Among the lines of these entries, how many hold the word "with"? State only the number.

— start of Dataset records —

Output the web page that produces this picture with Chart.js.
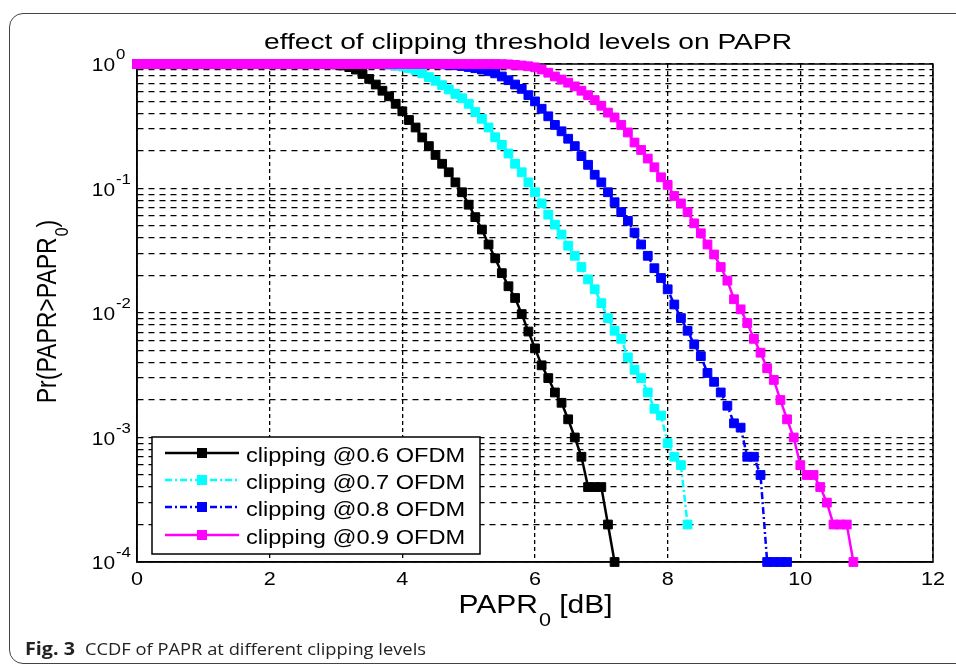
<!DOCTYPE html>
<html>
<head>
<meta charset="utf-8">
<script src="https://cdn.jsdelivr.net/npm/chart.js@4.4.0/dist/chart.umd.min.js"></script>
<style>
  body { margin: 0; background: #fff; }
  #frame { position: absolute; left: 9px; top: 13px; width: 990px; height: 649px;
           border: 1.3px solid #444; border-radius: 14px; }
  #ccdf { position: absolute; left: 0; top: 0; }
</style>
</head>
<body>
<div id="frame"></div>
<canvas id="ccdf" width="956" height="666"></canvas>
<script>
// PAPR0 grid in dB (0.1 dB steps)
const papr0 = [
  0.0, 0.1, 0.2, 0.3, 0.4, 0.5, 0.6, 0.7, 0.8, 0.9,
  1.0, 1.1, 1.2, 1.3, 1.4, 1.5, 1.6, 1.7, 1.8, 1.9,
  2.0, 2.1, 2.2, 2.3, 2.4, 2.5, 2.6, 2.7, 2.8, 2.9,
  3.0, 3.1, 3.2, 3.3, 3.4, 3.5, 3.6, 3.7, 3.8, 3.9,
  4.0, 4.1, 4.2, 4.3, 4.4, 4.5, 4.6, 4.7, 4.8, 4.9,
  5.0, 5.1, 5.2, 5.3, 5.4, 5.5, 5.6, 5.7, 5.8, 5.9,
  6.0, 6.1, 6.2, 6.3, 6.4, 6.5, 6.6, 6.7, 6.8, 6.9,
  7.0, 7.1, 7.2, 7.3, 7.4, 7.5, 7.6, 7.7, 7.8, 7.9,
  8.0, 8.1, 8.2, 8.3, 8.4, 8.5, 8.6, 8.7, 8.8, 8.9,
  9.0, 9.1, 9.2, 9.3, 9.4, 9.5, 9.6, 9.7, 9.8, 9.9,
  10.0, 10.1, 10.2, 10.3, 10.4, 10.5, 10.6, 10.7, 10.8
];

// CCDF values, one per PAPR0 step
const ccdf06 = [
  1, 1, 1, 1, 1, 1, 1, 1, 1, 1,
  1, 1, 1, 1, 1, 1, 1, 1, 1, 1,
  1, 1, 1, 1, 1, 1, 1, 1, 1, 1,
  0.991, 0.973, 0.944, 0.902, 0.832, 0.759, 0.684, 0.610, 0.550, 0.479,
  0.417, 0.355, 0.309, 0.257, 0.219, 0.186, 0.158, 0.135, 0.112, 0.0933,
  0.0741, 0.0589, 0.0468, 0.0355, 0.0275, 0.0209, 0.0164, 0.0132, 0.0098, 0.0071,
  0.0052, 0.0038, 0.0030, 0.0023, 0.0019, 0.0014, 0.0010, 0.0007, 0.0004, 0.0004,
  0.0004, 0.0002, 0.0001
];
const ccdf07 = [
  1, 1, 1, 1, 1, 1, 1, 1, 1, 1,
  1, 1, 1, 1, 1, 1, 1, 1, 1, 1,
  1, 1, 1, 1, 1, 1, 1, 1, 1, 1,
  1, 1, 1, 1, 1, 1, 1, 0.995, 0.986, 0.973,
  0.955, 0.929, 0.891, 0.841, 0.785, 0.733, 0.676, 0.624, 0.575, 0.531,
  0.479, 0.411, 0.363, 0.309, 0.258, 0.224, 0.191, 0.158, 0.135, 0.112,
  0.0933, 0.0759, 0.0617, 0.0513, 0.0427, 0.0347, 0.0288, 0.0234, 0.0186, 0.0155,
  0.0120, 0.0091, 0.0072, 0.0062, 0.0044, 0.0035, 0.0030, 0.0023, 0.0017, 0.0015,
  0.0009, 0.0007, 0.0006, 0.0002
];
const ccdf08 = [
  1, 1, 1, 1, 1, 1, 1, 1, 1, 1,
  1, 1, 1, 1, 1, 1, 1, 1, 1, 1,
  1, 1, 1, 1, 1, 1, 1, 1, 1, 1,
  1, 1, 1, 1, 1, 1, 1, 1, 1, 1,
  1, 1, 1, 1, 1, 0.998, 0.993, 0.986, 0.977, 0.964,
  0.946, 0.925, 0.902, 0.875, 0.841, 0.794, 0.741, 0.684, 0.631, 0.562,
  0.501, 0.437, 0.380, 0.324, 0.288, 0.251, 0.219, 0.182, 0.155, 0.129,
  0.112, 0.0933, 0.0776, 0.0646, 0.0550, 0.0442, 0.0355, 0.0288, 0.0229, 0.0191,
  0.0155, 0.0117, 0.0091, 0.0072, 0.0056, 0.0045, 0.0033, 0.0028, 0.0023, 0.0018,
  0.0013, 0.0012, 0.0007, 0.0007, 0.0005, 0.0001, 0.0001, 0.0001, 0.0001
];
const ccdf09 = [
  1, 1, 1, 1, 1, 1, 1, 1, 1, 1,
  1, 1, 1, 1, 1, 1, 1, 1, 1, 1,
  1, 1, 1, 1, 1, 1, 1, 1, 1, 1,
  1, 1, 1, 1, 1, 1, 1, 1, 1, 1,
  1, 1, 1, 1, 1, 1, 1, 1, 1, 1,
  1, 1, 1, 1, 1, 0.998, 0.993, 0.984, 0.973, 0.959,
  0.940, 0.902, 0.851, 0.794, 0.750, 0.708, 0.661, 0.610, 0.562, 0.513,
  0.462, 0.407, 0.372, 0.324, 0.282, 0.234, 0.204, 0.174, 0.148, 0.123,
  0.107, 0.0871, 0.0759, 0.0646, 0.0525, 0.0437, 0.0355, 0.0295, 0.0234, 0.0182,
  0.0129, 0.0107, 0.0083, 0.0062, 0.0048, 0.0036, 0.0029, 0.0020, 0.0014, 0.0010,
  0.0006, 0.0005, 0.0005, 0.0004, 0.0003, 0.0002, 0.0002, 0.0002, 0.0001
];

const seriesNames = ["clipping @0.6 OFDM", "clipping @0.7 OFDM", "clipping @0.8 OFDM", "clipping @0.9 OFDM"];
const seriesColors = ["#000000", "#00ffff", "#0000ff", "#ff00ff"];
const seriesDash = [[], [7, 3, 2, 3], [7, 3, 2, 3], []];
const allSeries = [ccdf06, ccdf07, ccdf08, ccdf09];

const xTicks = [0, 2, 4, 6, 8, 10, 12];
const yDecades = [1e-4, 1e-3, 1e-2, 1e-1, 1];
const yExponents = ["-4", "-3", "-2", "-1", "0"];

const FONT = "'Liberation Sans', Arial, sans-serif";

// text drawn with a horizontal stretch (the figure is a bit wide)
function stext(ctx, s, x, y, size, align, sx, weight) {
    ctx.save();
    ctx.font = (weight || "") + " " + size + "px " + FONT;
    ctx.textAlign = align;
    ctx.textBaseline = "alphabetic";
    ctx.translate(x, y);
    ctx.scale(sx, 1);
    ctx.fillText(s, 0, 0);
    ctx.restore();
}

const figText = {
    id: "figText",
    beforeDatasetsDraw(chart) {
        // top and right side of the axes box
        const { ctx, chartArea: a } = chart;
        ctx.save();
        ctx.strokeStyle = "#000";
        ctx.lineWidth = 1.5;
        ctx.strokeRect(a.left, a.top, a.right - a.left, a.bottom - a.top);
        ctx.restore();
    },
    afterDraw(chart) {
        const ctx = chart.ctx;
        const xs = chart.scales.x, ys = chart.scales.y;
        ctx.fillStyle = "#000";

        // title
        stext(ctx, "effect of clipping threshold levels on PAPR", 528, 49, 22, "center", 1.28);

        // x tick labels
        xTicks.forEach(v => stext(ctx, String(v), xs.getPixelForValue(v), 585, 18, "center", 1.2));

        // y tick labels 10^n
        yDecades.forEach((v, i) => {
            const py = ys.getPixelForValue(v);
            stext(ctx, "10", 115, py + 7, 19, "right", 1.1);
            stext(ctx, yExponents[i], 116, py - 5, 14, "left", 1.2);
        });

        // x label PAPR_0 [dB]
        ctx.save();
        ctx.font = "25px " + FONT;
        const w1 = ctx.measureText("PAPR").width * 1.2;
        const w3 = ctx.measureText(" [dB]").width * 1.2;
        ctx.font = "18px " + FONT;
        const w2 = ctx.measureText("0").width * 1.2;
        ctx.restore();
        let x0 = 535 - (w1 + w2 + w3) / 2;
        stext(ctx, "PAPR", x0, 613, 25, "left", 1.2);
        stext(ctx, "0", x0 + w1 + 1, 626, 18, "left", 1.2);
        stext(ctx, " [dB]", x0 + w1 + w2 + 1, 613, 25, "left", 1.2);

        // y label Pr(PAPR>PAPR_0), rotated
        ctx.save();
        ctx.translate(56, 312);
        ctx.rotate(-Math.PI / 2);
        ctx.scale(1, 1.2);
        ctx.font = "23px " + FONT;
        const a1 = ctx.measureText("Pr(PAPR>PAPR").width;
        const a3 = ctx.measureText(")").width;
        ctx.font = "16px " + FONT;
        const a2 = ctx.measureText("0").width;
        let s0 = -(a1 + a2 + a3) / 2;
        ctx.textBaseline = "alphabetic";
        ctx.font = "23px " + FONT;
        ctx.fillText("Pr(PAPR>PAPR", s0, 0);
        ctx.font = "16px " + FONT;
        ctx.fillText("0", s0 + a1 + 1, 10);
        ctx.font = "23px " + FONT;
        ctx.fillText(")", s0 + a1 + a2 + 1, 0);
        ctx.restore();

        // legend box
        ctx.save();
        ctx.fillStyle = "#fff";
        ctx.fillRect(152, 437, 328, 117);
        ctx.strokeStyle = "#000";
        ctx.lineWidth = 1.5;
        ctx.strokeRect(152, 437, 328, 117);
        const rows = [453, 480, 507, 535];
        seriesNames.forEach((name, i) => {
            const ry = rows[i];
            ctx.strokeStyle = seriesColors[i];
            ctx.lineWidth = 2.5;
            ctx.setLineDash(seriesDash[i]);
            ctx.beginPath();
            ctx.moveTo(165, ry);
            ctx.lineTo(239, ry);
            ctx.stroke();
            ctx.setLineDash([]);
            ctx.fillStyle = seriesColors[i];
            ctx.fillRect(197, ry - 5, 10, 10);
            ctx.fillStyle = "#000";
            stext(ctx, name, 246, ry + 8.5, 20.5, "left", 1.15);
        });
        ctx.restore();

        // caption
        ctx.save();
        ctx.fillStyle = "#222";
        ctx.font = "bold 17px 'Open Sans', sans-serif";
        const fw = ctx.measureText("Fig. 3").width;
        ctx.translate(25, 655);
        ctx.scale(50 / fw, 1);
        ctx.fillText("Fig. 3", 0, 0);
        ctx.restore();
        ctx.save();
        ctx.fillStyle = "#222";
        ctx.font = "17px 'Open Sans', sans-serif";
        const cap = "CCDF of PAPR at different clipping levels";
        const cw = ctx.measureText(cap).width;
        ctx.translate(85, 655);
        ctx.scale(341 / cw, 1);
        ctx.fillText(cap, 0, 0);
        ctx.restore();
    }
};

const datasets = allSeries.map((vals, i) => ({
    label: seriesNames[i],
    data: vals.map((v, k) => ({ x: papr0[k], y: v })),
    borderColor: seriesColors[i],
    backgroundColor: seriesColors[i],
    borderWidth: 2.5,
    borderDash: seriesDash[i],
    pointStyle: "rect",
    pointRadius: 6.2,
    pointBorderWidth: 1,
    tension: 0,
    clip: false,
    order: 4 - i
}));

new Chart(document.getElementById("ccdf").getContext("2d"), {
    type: "line",
    data: { datasets },
    plugins: [figText],
    options: {
        responsive: false,
        animation: false,
        layout: { padding: { left: 137, right: 23, top: 64, bottom: 104 } },
        plugins: { legend: { display: false }, tooltip: { enabled: false } },
        scales: {
            x: {
                type: "linear", min: 0, max: 12,
                ticks: { display: false, stepSize: 2 },
                grid: { color: "#000", lineWidth: 1.3, drawTicks: false },
                border: { display: true, color: "#000", width: 1.5, dash: [4, 3] }
            },
            y: {
                type: "logarithmic", min: 1e-4, max: 1,
                ticks: { display: false },
                afterBuildTicks(axis) {
                    const t = [];
                    yDecades.forEach(d => {
                        if (d === 1) { t.push({ value: 1 }); return; }
                        for (let m = 1; m <= 9; m++) t.push({ value: m * d });
                    });
                    axis.ticks = t;
                },
                grid: { color: "#000", lineWidth: 1.3, drawTicks: false },
                border: { display: true, color: "#000", width: 1.5, dash: [6, 5] }
            }
        }
    }
});
</script>
</body>
</html>
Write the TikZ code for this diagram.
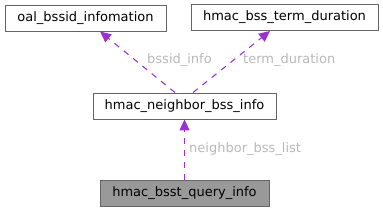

— end of Dataset records —

Problem solution: 2